Athletic scholarships are not fully understood by the majority of athletes and families. We spend most of our time helping you understand what it takes to get a scholarship and flourish in the recruiting process. However, just because you know how to get a scholarship and you might be fortunate enough to be receiving one doesn’t mean you just blindly sign on the dotted line.
Too many families think that signing for a scholarship means all of their worries are over. For some, that is probably true. For others, the scholarship they thought covered every conceivable problem doesn’t, and it often comes with some very big strings attached.
There is a new law in Connecticut and California designed to help families and athletes understand more about what it means when you are signing for a scholarship. Below are some of the areas it covers and what you need to know about them.
Scholarships Are One-year Contracts that Need to Be Renewed
Each year, a coaching staff evaluates their roster and scholarship athletes to determine how to use their money for the following year. Most of the time, coaches renew scholarships. However, it is within their right to pull a scholarship from an athlete if they feel they want to use the scholarship money elsewhere. The new law does not prevent coaches from doing this but requires that athletes be made aware that this can happen.

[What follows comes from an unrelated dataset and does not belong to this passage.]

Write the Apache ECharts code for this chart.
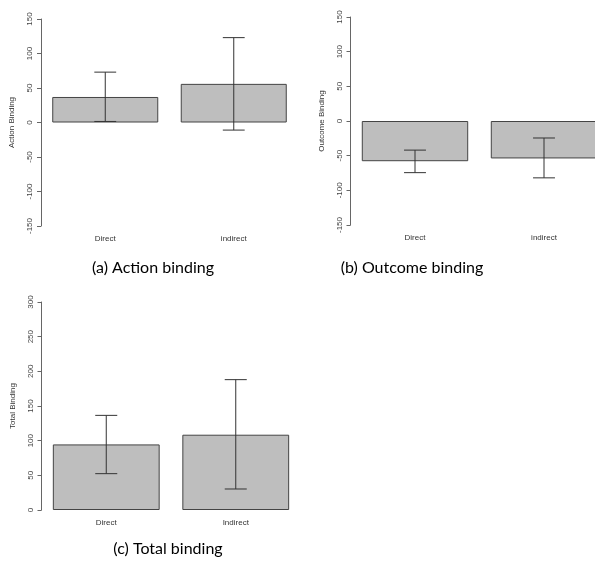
<!DOCTYPE html>
<html>
<head>
<meta charset="utf-8">
<script src="https://cdn.jsdelivr.net/npm/echarts@6/dist/echarts.min.js"></script>
<style>
html,body{margin:0;padding:0;background:#fff;overflow:hidden;width:595px;height:561px;}
#chart{width:625px;height:561px;}
</style>
</head>
<body>
<div id="chart"></div>
<script>
// ---- data ----
const categoriesAB = ['Direct', 'indirect'];
const categoriesC = ['Direct', 'Indirect'];
const actionMean = [37, 56];
const actionLow = [1.5, -11];
const actionHigh = [73, 123];
const outcomeMean = [-58, -54];
const outcomeLow = [-74.5, -82];
const outcomeHigh = [-42, -24.5];
const totalMean = [94.6, 108.6];
const totalLow = [52.4, 30.3];
const totalHigh = [136.5, 188];
const yTicksAB = [-150, 150, 50];   // min, max, interval
const yTicksC = [0, 300, 50];
const captions = ['(a) Action binding', '(b) Outcome binding', '(c) Total binding'];
const yNames = ['Action Binding', 'Outcome Binding', 'Total Binding'];

const chart = echarts.init(document.getElementById('chart'), null, {renderer: 'canvas'});

const grids = [
  {left: 41, top: 19, width: 257, height: 207},
  {left: 350.5, top: 17, width: 258, height: 208},
  {left: 41.5, top: 302, width: 259, height: 208}
];

const labelFont = 'Liberation Sans, Arial, sans-serif';

function xAxisFor(i, cats) {
  return {
    type: 'category', gridIndex: i, data: cats,
    axisLine: {show: false, onZero: false},
    axisTick: {show: false},
    axisLabel: {color: '#333', fontSize: 8, fontFamily: labelFont, margin: 9},
    splitLine: {show: false}
  };
}
function yAxisFor(i, t, name) {
  return {
    type: 'value', gridIndex: i, min: t[0], max: t[1], interval: t[2],
    name: name, nameLocation: 'middle', nameGap: 25, nameRotate: 90,
    nameTextStyle: {color: '#333', fontSize: 8, fontFamily: labelFont},
    axisLine: {show: true, onZero: false, lineStyle: {color: '#666', width: 1}},
    axisTick: {show: true, length: 4, lineStyle: {color: '#666'}},
    axisLabel: {color: '#444', fontSize: 8, fontFamily: labelFont, rotate: 90, margin: 7},
    splitLine: {show: false}
  };
}

function barSeries(i, vals) {
  return {
    type: 'bar', xAxisIndex: i, yAxisIndex: i, data: vals,
    barCategoryGap: '17.5%',
    itemStyle: {color: '#bebebe', borderColor: '#444', borderWidth: 1},
    silent: true, animation: false
  };
}
function errSeries(i, lo, hi) {
  const data = lo.map((l, k) => [k, l, hi[k]]);
  return {
    type: 'custom', xAxisIndex: i, yAxisIndex: i, data: data, z: 10,
    animation: false, silent: true,
    renderItem: function (params, api) {
      const x = api.value(0);
      const pLo = api.coord([x, api.value(1)]);
      const pHi = api.coord([x, api.value(2)]);
      const half = api.size([1, 0])[0] * 0.085;
      const style = {stroke: '#333', lineWidth: 1};
      return {
        type: 'group',
        children: [
          {type: 'line', shape: {x1: pLo[0], y1: pLo[1], x2: pHi[0], y2: pHi[1]}, style: style},
          {type: 'line', shape: {x1: pLo[0] - half, y1: pLo[1], x2: pLo[0] + half, y2: pLo[1]}, style: style},
          {type: 'line', shape: {x1: pHi[0] - half, y1: pHi[1], x2: pHi[0] + half, y2: pHi[1]}, style: style}
        ]
      };
    }
  };
}

const captionFont = 'Lato, "Open Sans", sans-serif';
const capPos = [[153, 268], [412, 268], [168, 549]];

chart.setOption({
  animation: false,
  backgroundColor: '#fff',
  grid: grids,
  xAxis: [xAxisFor(0, categoriesAB), xAxisFor(1, categoriesAB), xAxisFor(2, categoriesC)],
  yAxis: [yAxisFor(0, yTicksAB, yNames[0]), yAxisFor(1, yTicksAB, yNames[1]), yAxisFor(2, yTicksC, yNames[2])],
  series: [
    barSeries(0, actionMean), errSeries(0, actionLow, actionHigh),
    barSeries(1, outcomeMean), errSeries(1, outcomeLow, outcomeHigh),
    barSeries(2, totalMean), errSeries(2, totalLow, totalHigh)
  ],
  graphic: captions.map((c, k) => ({
    type: 'text', x: capPos[k][0], y: capPos[k][1],
    style: {text: c, fill: '#000', font: '16px ' + captionFont, textAlign: 'center', textVerticalAlign: 'middle'}
  }))
});
</script>
</body>
</html>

You Must Be Released By a School to Transfer, and They don’t Have to Let You
Transferring is one of the touchiest subjects in college sports. If you are a scholarship athlete and you want to change schools and get a scholarship somewhere else, you must get a written release from your current school before other programs can begin talking to you. Your current school does not have to grant you a transfer and often will not if you are trying to go play for a rival or in conference competitor. Again, the new law doesn’t change anything about the transfer process, it only mandates athletes to be more aware of what their rights are regarding transferring.
Not All Medical Expenses Get Covered if You Are Hurt
Each program has a slightly different take on what kind of medical coverage athletes are provided should they get injured. Some key areas to understand when you are signing with a school are what your options for second opinions are, how much are you responsible for on co-pays, and how long does coverage last? The new law mandates that athletes be made aware of these policies but does not standardize health care coverage for athletes.
The new law is about making sure athletes and parents are more informed that their scholarships have all of the right intentions. As is the case with many laws about making sure people are informed of their rights, I fear the information will get lost in the fine print and largely go ignored. The responsibility of being an informed athlete and family rests on you.